Folder, La Galerie, Noisy-le-sec, Paris avril 2010 A perte de vue

A premier abord, les photographies que Corina Bezzola donne à voir dans l’exposition Ausblicke / perspectives semblent indiquer une orientation radicalement nouvelle dans son travail artistique. Ces paysages, pour la plupart urbains, paraissent en effet bien éloignés des interventions formelles au ruban adhésif – ou autres matériaux « pauvres » - aux moyens desquelles Bezzola souligne certaines lignes architectoniques d’un espace pour mieux se jouer de son interprétation première. La perception du lieu glisse alors subrepticement hors de l’ordre de l’évidence, et Bezzola contraint le spectateur à réinterpréter la totalité de l’espace dans lequel il est entré, en tentant de poursuivre les perspectives marquées par l’artiste. Un ajout, souvent léger, suffit à provoquer une perte de repère, appelant immédiatement à combler ce vide, à reconstruire l’espace.

La série de photos Ausblicke vient de fait prolonger la réflexion sur la perception et l’interprétation d’un lieu donné. En l’occurrence, Bezzola montre des vues prises depuis des intérieurs de collectionneurs. Elle a porté son objectif sur ce que l’on voit à travers les fenêtres de ces amateurs d’art, c’est-à-dire juste à côté de ce qu’on est supposé regarder lorsqu’on visite un espace d’exposition. En attirant ainsi notre regard hors des points de convergences « naturelles » que constituent les œuvres, Bezzola ajoute une couche quasi schizophrénique à cette interrogation puisque qu’elle le fait précisément au moyen d’une œuvre. Elle met ainsi en perspective tant le regard que l’on porte sur ce qui nous est donné à voir que le statut de ce qui doit être vu.
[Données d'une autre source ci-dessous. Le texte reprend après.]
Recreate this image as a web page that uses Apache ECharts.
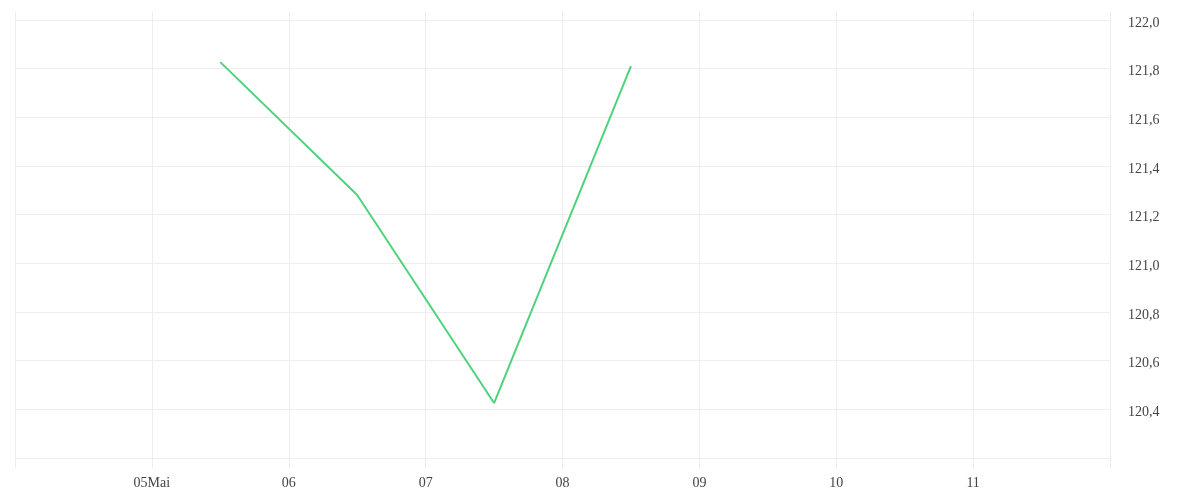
<!DOCTYPE html>
<html>
<head>
<meta charset="utf-8">
<script src="https://cdn.jsdelivr.net/npm/echarts@6/dist/echarts.min.js"></script>
<style>html,body{margin:0;padding:0;background:#fff}#c{width:1200px;height:500px}</style>
</head>
<body>
<div id="c"></div>
<script>
var dates = ['2024-05-05 12:00', '2024-05-06 12:00', '2024-05-07 12:00', '2024-05-08 12:00'];
var values = [121.827, 121.281, 120.426, 121.811];
var xTickDays = ['2024-05-05', '2024-05-06', '2024-05-07', '2024-05-08', '2024-05-09', '2024-05-10', '2024-05-11'];
var xTickLabels = ['05Mai', '06', '07', '08', '09', '10', '11'];
var xRange = ['2024-05-04 00:00', '2024-05-12 00:00'];
var yHiddenLabels = [120.2];

function parseLocal(s) {
  var p = s.split(/[- :]/).map(Number);
  return new Date(p[0], p[1] - 1, p[2], p[3] || 0, p[4] || 0).getTime();
}
var labelMap = {};
xTickDays.forEach(function (d, i) { labelMap[parseLocal(d)] = xTickLabels[i]; });

var chart = echarts.init(document.getElementById('c'), null, { renderer: 'canvas' });
var font = '"Liberation Serif", "DejaVu Serif", serif';
chart.setOption({
  animation: false,
  grid: { left: 15, right: 90, top: 12, bottom: 32 },
  xAxis: {
    type: 'time',
    min: parseLocal(xRange[0]),
    max: parseLocal(xRange[1]),
    minInterval: 86400000,
    maxInterval: 86400000,
    axisLine: { show: false },
    axisTick: { show: false },
    splitLine: { show: true, lineStyle: { color: '#eeeeee', width: 1 } },
    axisLabel: {
      color: '#444',
      fontFamily: font,
      fontSize: 14,
      margin: 8,
      showMinLabel: false,
      showMaxLabel: false,
      formatter: function (v) {
        var d = new Date(v); d.setHours(0, 0, 0, 0);
        var l = labelMap[d.getTime()];
        return l === undefined ? '' : l;
      }
    }
  },
  yAxis: {
    type: 'value',
    position: 'right',
    min: 120.159,
    max: 122.033,
    splitNumber: 10,
    axisLine: { show: false },
    axisTick: { show: false },
    splitLine: { show: true, showMinLine: false, showMaxLine: false, lineStyle: { color: '#eeeeee', width: 1 } },
    axisLabel: {
      color: '#444',
      fontFamily: font,
      fontSize: 14,
      margin: 18,
      verticalAlign: 'top',
      lineHeight: 6,
      showMinLabel: false,
      showMaxLabel: false,
      formatter: function (v) {
        for (var i = 0; i < yHiddenLabels.length; i++) {
          if (Math.abs(v - yHiddenLabels[i]) < 1e-6) return '';
        }
        return v.toFixed(1).replace('.', ',');
      }
    }
  },
  series: [{
    type: 'line',
    data: dates.map(function (d, i) { return [parseLocal(d), values[i]]; }),
    showSymbol: false,
    symbol: 'none',
    lineStyle: { color: '#4fd27e', width: 2 },
    itemStyle: { color: '#4fd27e' }
  }]
});
</script>
</body>
</html>
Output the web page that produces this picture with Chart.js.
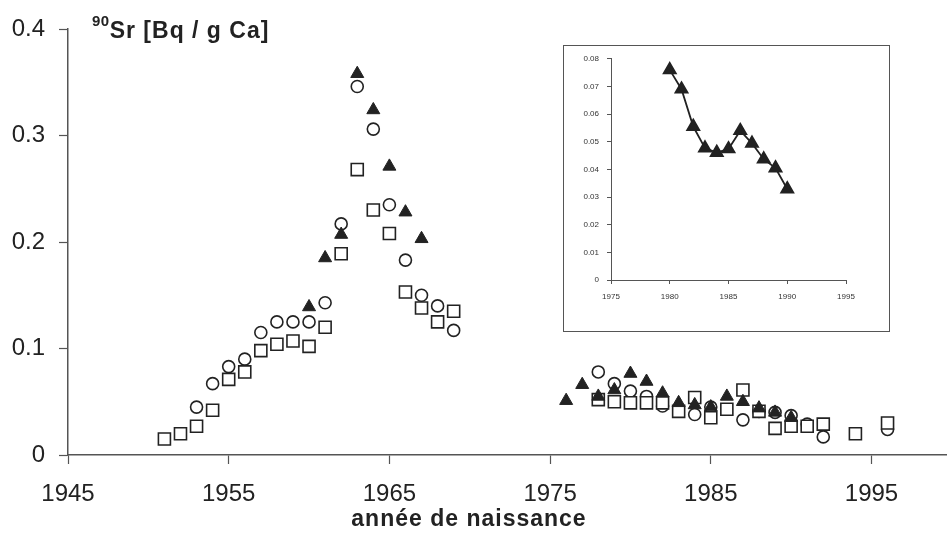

Pour parvenir à montrer ce qu’un collectionneur voit depuis ses fenêtres, faut-il encore avoir accès à son intérieur, ce qui, dans certains cas, relève du défi. Pour Bezzola, parvenir à rencontrer le collectionneur, faire sa connaissance et le convaincre de sa démarche, fait entièrement partie du processus créatif. Les relations avec le propriétaire, ses réactions, sa personnalité vont influer sur la prise de vue qui permettra en quelque sorte d’en capturer la personnalité pour mieux en déconstruire l’image. Si la photo résultante se retrouvait sur les murs de ce même collectionneur, elle lui offrirait sans doute un miroir déformant dont le reflet se laisserait plus difficilement embrasser du regard qu’il n’y paraissait à première vue.